#### Job
Without the pictures, can you quote each line below exactly?

#### Collected material
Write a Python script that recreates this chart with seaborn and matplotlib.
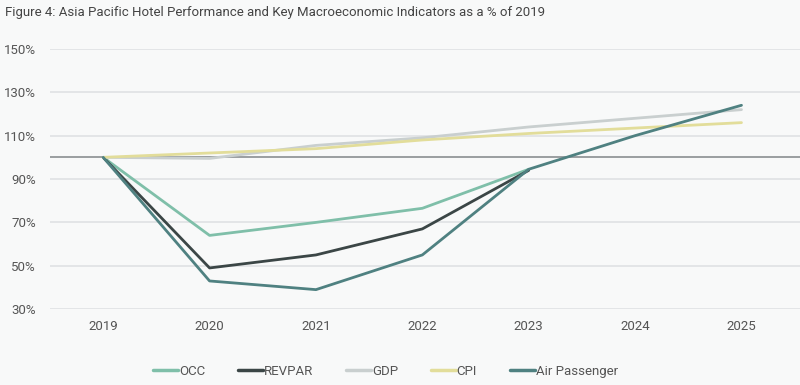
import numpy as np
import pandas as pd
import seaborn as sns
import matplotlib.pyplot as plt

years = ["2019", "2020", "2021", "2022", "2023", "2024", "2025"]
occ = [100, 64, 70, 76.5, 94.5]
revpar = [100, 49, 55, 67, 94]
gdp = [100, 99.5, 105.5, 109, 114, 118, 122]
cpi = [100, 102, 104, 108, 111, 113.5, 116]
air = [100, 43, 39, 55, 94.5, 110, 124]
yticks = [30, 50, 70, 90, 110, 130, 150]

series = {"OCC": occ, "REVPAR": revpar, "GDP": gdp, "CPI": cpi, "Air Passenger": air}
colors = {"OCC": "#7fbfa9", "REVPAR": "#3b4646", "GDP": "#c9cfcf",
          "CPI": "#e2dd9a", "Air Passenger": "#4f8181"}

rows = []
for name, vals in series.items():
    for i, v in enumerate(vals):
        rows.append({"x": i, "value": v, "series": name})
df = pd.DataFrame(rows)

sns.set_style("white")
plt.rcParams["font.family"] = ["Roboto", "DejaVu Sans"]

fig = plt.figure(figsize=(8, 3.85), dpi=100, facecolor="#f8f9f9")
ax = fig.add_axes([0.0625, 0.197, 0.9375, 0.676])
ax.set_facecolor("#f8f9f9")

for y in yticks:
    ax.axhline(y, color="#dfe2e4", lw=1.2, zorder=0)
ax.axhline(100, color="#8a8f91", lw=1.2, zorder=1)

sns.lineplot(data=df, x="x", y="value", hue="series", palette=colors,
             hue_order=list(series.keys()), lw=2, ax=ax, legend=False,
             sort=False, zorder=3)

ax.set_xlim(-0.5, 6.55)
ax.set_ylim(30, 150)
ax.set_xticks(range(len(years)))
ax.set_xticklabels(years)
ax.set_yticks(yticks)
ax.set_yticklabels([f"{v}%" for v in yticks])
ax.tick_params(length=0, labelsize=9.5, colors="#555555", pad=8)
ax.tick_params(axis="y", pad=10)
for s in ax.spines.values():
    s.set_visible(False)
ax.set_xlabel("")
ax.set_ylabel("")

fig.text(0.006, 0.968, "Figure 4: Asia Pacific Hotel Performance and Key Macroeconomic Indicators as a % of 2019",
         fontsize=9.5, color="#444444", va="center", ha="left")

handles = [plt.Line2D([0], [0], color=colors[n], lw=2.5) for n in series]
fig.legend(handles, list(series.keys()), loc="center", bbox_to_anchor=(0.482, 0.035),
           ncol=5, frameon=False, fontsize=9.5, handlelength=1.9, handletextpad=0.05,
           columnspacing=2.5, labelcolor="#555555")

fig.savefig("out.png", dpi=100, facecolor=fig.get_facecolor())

#### Answer in full
Write a Python script that recreates this chart with seaborn and matplotlib.
import numpy as np
import pandas as pd
import seaborn as sns
import matplotlib.pyplot as plt

years = ["2019", "2020", "2021", "2022", "2023", "2024", "2025"]
occ = [100, 64, 70, 76.5, 94.5]
revpar = [100, 49, 55, 67, 94]
gdp = [100, 99.5, 105.5, 109, 114, 118, 122]
cpi = [100, 102, 104, 108, 111, 113.5, 116]
air = [100, 43, 39, 55, 94.5, 110, 124]
yticks = [30, 50, 70, 90, 110, 130, 150]

series = {"OCC": occ, "REVPAR": revpar, "GDP": gdp, "CPI": cpi, "Air Passenger": air}
colors = {"OCC": "#7fbfa9", "REVPAR": "#3b4646", "GDP": "#c9cfcf",
          "CPI": "#e2dd9a", "Air Passenger": "#4f8181"}

rows = []
for name, vals in series.items():
    for i, v in enumerate(vals):
        rows.append({"x": i, "value": v, "series": name})
df = pd.DataFrame(rows)

sns.set_style("white")
plt.rcParams["font.family"] = ["Roboto", "DejaVu Sans"]

fig = plt.figure(figsize=(8, 3.85), dpi=100, facecolor="#f8f9f9")
ax = fig.add_axes([0.0625, 0.197, 0.9375, 0.676])
ax.set_facecolor("#f8f9f9")

for y in yticks:
    ax.axhline(y, color="#dfe2e4", lw=1.2, zorder=0)
ax.axhline(100, color="#8a8f91", lw=1.2, zorder=1)

sns.lineplot(data=df, x="x", y="value", hue="series", palette=colors,
             hue_order=list(series.keys()), lw=2, ax=ax, legend=False,
             sort=False, zorder=3)

ax.set_xlim(-0.5, 6.55)
ax.set_ylim(30, 150)
ax.set_xticks(range(len(years)))
ax.set_xticklabels(years)
ax.set_yticks(yticks)
ax.set_yticklabels([f"{v}%" for v in yticks])
ax.tick_params(length=0, labelsize=9.5, colors="#555555", pad=8)
ax.tick_params(axis="y", pad=10)
for s in ax.spines.values():
    s.set_visible(False)
ax.set_xlabel("")
ax.set_ylabel("")

fig.text(0.006, 0.968, "Figure 4: Asia Pacific Hotel Performance and Key Macroeconomic Indicators as a % of 2019",
         fontsize=9.5, color="#444444", va="center", ha="left")

handles = [plt.Line2D([0], [0], color=colors[n], lw=2.5) for n in series]
fig.legend(handles, list(series.keys()), loc="center", bbox_to_anchor=(0.482, 0.035),
           ncol=5, frameon=False, fontsize=9.5, handlelength=1.9, handletextpad=0.05,
           columnspacing=2.5, labelcolor="#555555")

fig.savefig("out.png", dpi=100, facecolor=fig.get_facecolor())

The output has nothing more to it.